DO YOU THINK YOU DECORATE DIFFERENTLY BECAUSE OF YOUR CURRENT ARCHITECTURE AND THE GEOGRAPHY OF YOUR LOCATION?
Absolutely yes. I used to feel bad about not having a signature style—well, sometimes—but now I realize I do have one: It’s a permanent intellectual attitude about architectural context, and place, and the opportunity it presents to conjure a response to that. What is the story I want to tell? I just did an apartment in London, and the main point of view in the beginning was to think about all the bold and artistic interiors that have happened there and how to add to that legacy. It’s a very international and bohemian city, design-wise. So I didn’t want to do something explicitly British, but I did want to add to the British legacy of boldness.
LOOKING BACK AT YOUR PAST APARTMENTS, WAS THERE ONE PARTICULAR THING THAT ALWAYS TIED SPACES TOGETHER?
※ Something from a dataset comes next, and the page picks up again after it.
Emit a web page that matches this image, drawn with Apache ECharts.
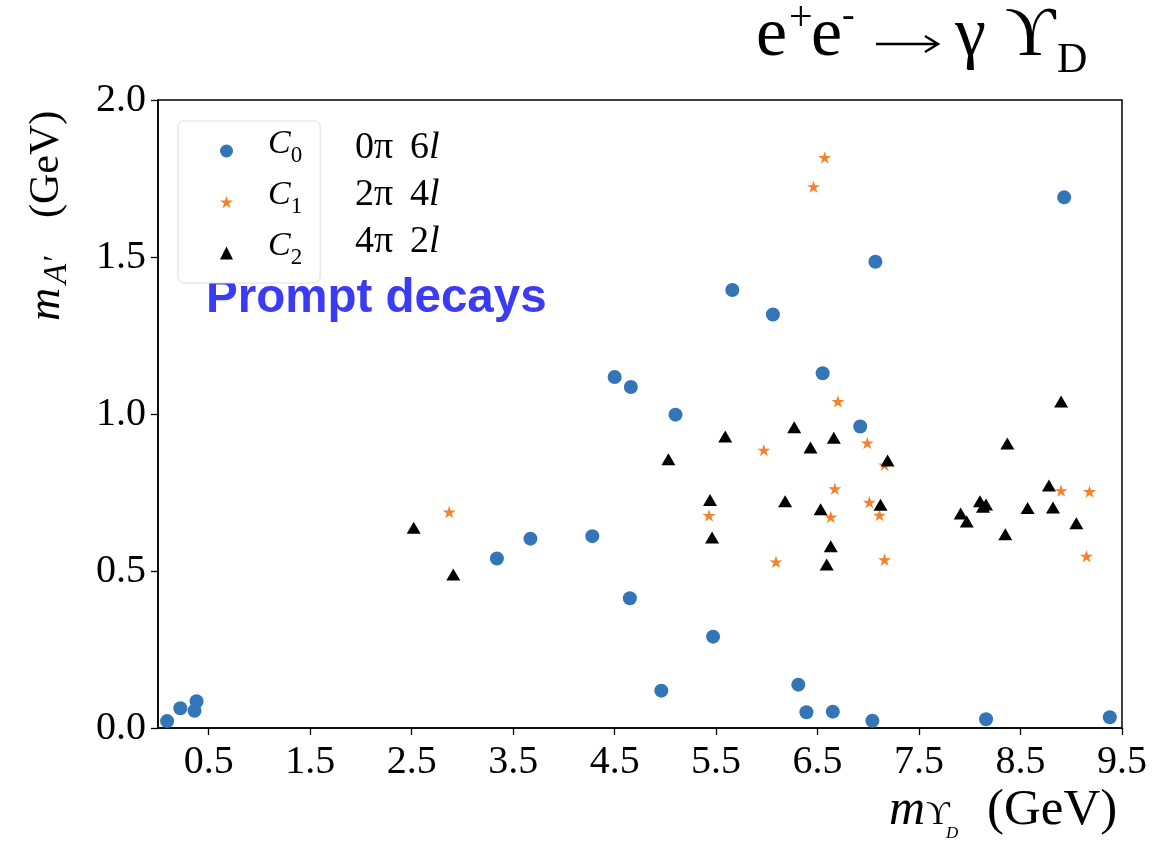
<!DOCTYPE html>
<html>
<head>
<meta charset="utf-8">
<script src="https://cdn.jsdelivr.net/npm/echarts@6/dist/echarts.min.js"></script>
<style>
  html, body { margin: 0; padding: 0; background: #fff; }
  #chart { width: 1163px; height: 841px; }
</style>
</head>
<body>
<div id="chart"></div>
<script>
// [m_Upsilon_D, m_A'] in GeV
var c0Points = [
  [0.09, 0.022], [0.22, 0.063], [0.36, 0.055], [0.38, 0.085],
  [3.34, 0.540], [3.67, 0.603], [4.28, 0.611], [4.65, 0.413],
  [4.96, 0.119], [5.47, 0.291], [5.66, 1.395], [6.06, 1.317],
  [4.50, 1.118], [4.66, 1.086], [5.10, 0.998], [8.93, 1.690],
  [7.07, 1.485], [6.55, 1.130], [6.92, 0.960], [6.31, 0.138],
  [6.39, 0.050], [6.65, 0.052], [7.04, 0.023], [8.16, 0.028],
  [9.38, 0.034]
];
var c1Points = [
  [2.87, 0.688], [5.43, 0.677], [5.97, 0.885], [6.09, 0.529],
  [6.46, 1.724], [6.57, 1.817], [6.63, 0.672], [6.67, 0.762],
  [6.70, 1.040], [6.99, 0.908], [7.01, 0.719], [7.11, 0.678],
  [7.16, 0.838], [7.16, 0.536], [8.90, 0.756], [9.15, 0.547],
  [9.18, 0.753]
];
var c2Points = [
  [2.52, 0.638], [2.91, 0.489], [5.03, 0.856], [5.44, 0.726],
  [5.46, 0.607], [5.59, 0.928], [6.18, 0.722], [6.27, 0.958],
  [6.43, 0.893], [6.53, 0.697], [6.59, 0.521], [6.63, 0.579],
  [6.66, 0.924], [7.12, 0.711], [7.19, 0.852], [7.91, 0.683],
  [7.97, 0.658], [8.10, 0.722], [8.13, 0.705], [8.16, 0.712],
  [8.35, 0.617], [8.37, 0.906], [8.57, 0.701], [8.78, 0.772],
  [8.82, 0.702], [8.90, 1.040], [9.05, 0.652]
];
var seriesNames = ['C0', 'C1', 'C2'];
var xTicks = [0.5, 1.5, 2.5, 3.5, 4.5, 5.5, 6.5, 7.5, 8.5, 9.5];
var decayLabels = [['0π', '6'], ['2π', '4'], ['4π', '2']];

var serif = 'Liberation Serif, DejaVu Serif, serif';
var blue = '#3375b6';
var orange = '#f5822b';

// five pointed star like matplotlib '*'
function starPath() {
  var pts = [];
  for (var k = 0; k < 10; k++) {
    var a = (-90 + 36 * k) * Math.PI / 180;
    var r = k % 2 === 0 ? 50 : 19;
    pts.push((50 + r * Math.cos(a)).toFixed(2) + ' ' + (50 + r * Math.sin(a)).toFixed(2));
  }
  return 'path://M' + pts.join(' L') + ' Z';
}

function txt(x, y, text, size, opts) {
  opts = opts || {};
  return {
    type: 'text', x: x, y: y, silent: true,
    style: {
      text: text,
      fontSize: size,
      fontFamily: opts.family || serif,
      fontStyle: opts.italic ? 'italic' : 'normal',
      fontWeight: opts.bold ? 'bold' : 'normal',
      fill: opts.color || '#000',
      textAlign: opts.align || 'left',
      textVerticalAlign: 'middle',
      align: opts.align || 'left',
      verticalAlign: 'middle'
    }
  };
}

var chart = echarts.init(document.getElementById('chart'));

var graphics = [
  // title  e+e- -> gamma Upsilon_D
  txt(756, 37, 'e', 70),
  txt(789, 19, '+', 42),
  txt(811, 37, 'e', 70),
  txt(842, 17, '-', 38),
  { type: 'line', silent: true, shape: { x1: 876, y1: 44, x2: 936, y2: 44 }, style: { stroke: '#000', lineWidth: 2.5 } },
  { type: 'polyline', silent: true, shape: { points: [[925, 36], [938, 44], [925, 52]] }, style: { stroke: '#000', lineWidth: 2.5, fill: null } },
  txt(955, 37, 'γ', 70),
  txt(1005, 37, 'ϒ', 70),
  txt(1057, 61, 'D', 42),
  // "Prompt decays"
  txt(206, 299, 'Prompt decays', 47.5, { family: 'Liberation Sans, Arial, sans-serif', bold: true, color: '#3b3bf6' }),
  // x axis name
  txt(889, 811, 'm', 50, { italic: true }),
  txt(926, 815, 'ϒ', 33),
  txt(946, 834, 'D', 17, { italic: true }),
  txt(987, 811, '(GeV)', 51),
  // y axis name (rotated)
  {
    type: 'group', x: 47, y: 321, rotation: Math.PI / 2, silent: true,
    children: [
      txt(0, 0, 'm', 46, { italic: true }),
      txt(37, 10, 'A′', 33, { italic: true }),
      txt(103, 0, '(GeV)', 42)
    ]
  }
];
decayLabels.forEach(function (d, i) {
  var y = 148 + i * 47;
  graphics.push(txt(355, y, d[0], 38));
  graphics.push(txt(410, y, d[1], 38));
  graphics.push(txt(429, y, 'l', 38, { italic: true }));
});

chart.setOption({
  animation: false,
  backgroundColor: '#fff',
  grid: {
    left: 158, right: 41, top: 100, bottom: 113,
    show: true, borderColor: '#000', borderWidth: 1.5, backgroundColor: 'transparent'
  },
  legend: {
    data: seriesNames,
    orient: 'vertical',
    left: 178, top: 121,
    padding: [6, 18, 6, 42],
    itemGap: 3,
    itemWidth: 13,
    itemHeight: 13,
    borderColor: '#dcdcdc', borderWidth: 1, borderRadius: 6,
    backgroundColor: '#fff',
    formatter: function (name) { return '{c|C}{s|' + name.slice(1) + '}'; },
    textStyle: {
      rich: {
        c: { fontFamily: serif, fontStyle: 'italic', fontSize: 34, lineHeight: 34, padding: [0, 0, 14, 30], color: '#000' },
        s: { fontFamily: serif, fontSize: 23, lineHeight: 23, padding: [0, 0, 1, 0], verticalAlign: 'bottom', color: '#000' }
      }
    }
  },
  xAxis: {
    type: 'value', min: 0, max: 9.5,
    axisLine: { onZero: false, lineStyle: { color: '#000', width: 1.5 } },
    axisTick: { show: true, length: 7, lineStyle: { color: '#000', width: 1.3 }, customValues: xTicks },
    axisLabel: {
      customValues: xTicks, margin: 14,
      fontFamily: serif, fontSize: 40, color: '#000',
      formatter: function (v) { return v.toFixed(1); }
    },
    splitLine: { show: false }
  },
  yAxis: {
    type: 'value', min: 0, max: 2, interval: 0.5,
    axisLine: { show: true, onZero: false, lineStyle: { color: '#000', width: 1.5 } },
    axisTick: { show: true, length: 7, lineStyle: { color: '#000', width: 1.3 } },
    axisLabel: {
      margin: 12, fontFamily: serif, fontSize: 40, color: '#000',
      formatter: function (v) { return v.toFixed(1); }
    },
    splitLine: { show: false }
  },
  series: [
    { name: 'C0', type: 'scatter', data: c0Points, symbol: 'circle', symbolSize: 14, itemStyle: { color: blue, opacity: 1 } },
    { name: 'C1', type: 'scatter', data: c1Points, symbol: starPath(), symbolSize: 13, symbolKeepAspect: true, itemStyle: { color: orange, opacity: 1 } },
    { name: 'C2', type: 'scatter', data: c2Points, symbol: 'triangle', symbolSize: [14, 12], itemStyle: { color: '#000', opacity: 1 } }
  ],
  graphic: graphics
});
</script>
</body>
</html>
I used to always work in some green velvet. This comes from the 1981 auction catalogue of the collection of Churchill Brazelton that was lying around my parents’ house, the cover of which showed his green velvet-upholstered living room. It was a fixation I had at the age of 12 that was then amplified by Dudley Moore’s bedroom in the movie Arthur. There are few rules in decorating, but dark inky green, as Ralph Lauren has shown us over and over again, is the quickest route to opulence—even if it’s on just one chair.
IS THERE ANY PIECE OF FURNITURE OR OBJET THAT YOU GOT RID OF BUT WISH YOU STILL HAD?
Yes. An 18th-century Swedish mechanical architect’s table I bought from H.M. Luther. I should never have sold it, but I was in some insecure phase of wanting to clean house and be more modern.
WHAT’S THE BIGGEST LESSON YOU’VE LEARNED IN YOUR DECORATING CAREER?
Don’t let the clients scare you, or worry you too much. They want your best, and it’s very hard to give that when you’re intimidated by someone. This part gets easier as you get older. Don’t ever assume that someone with a lot of money doesn’t appreciate a good deal. And always, always, go visit your curtains and upholstered pieces in the workshop before they get delivered.
ANY ADVICE TO YOUR YOUNGER SELF?
Take the summer job working for Henri Samuel, dummy. A friend whose family knew him offered to arrange this but I was callow, and worried I didn’t speak good enough French. I was but a fool.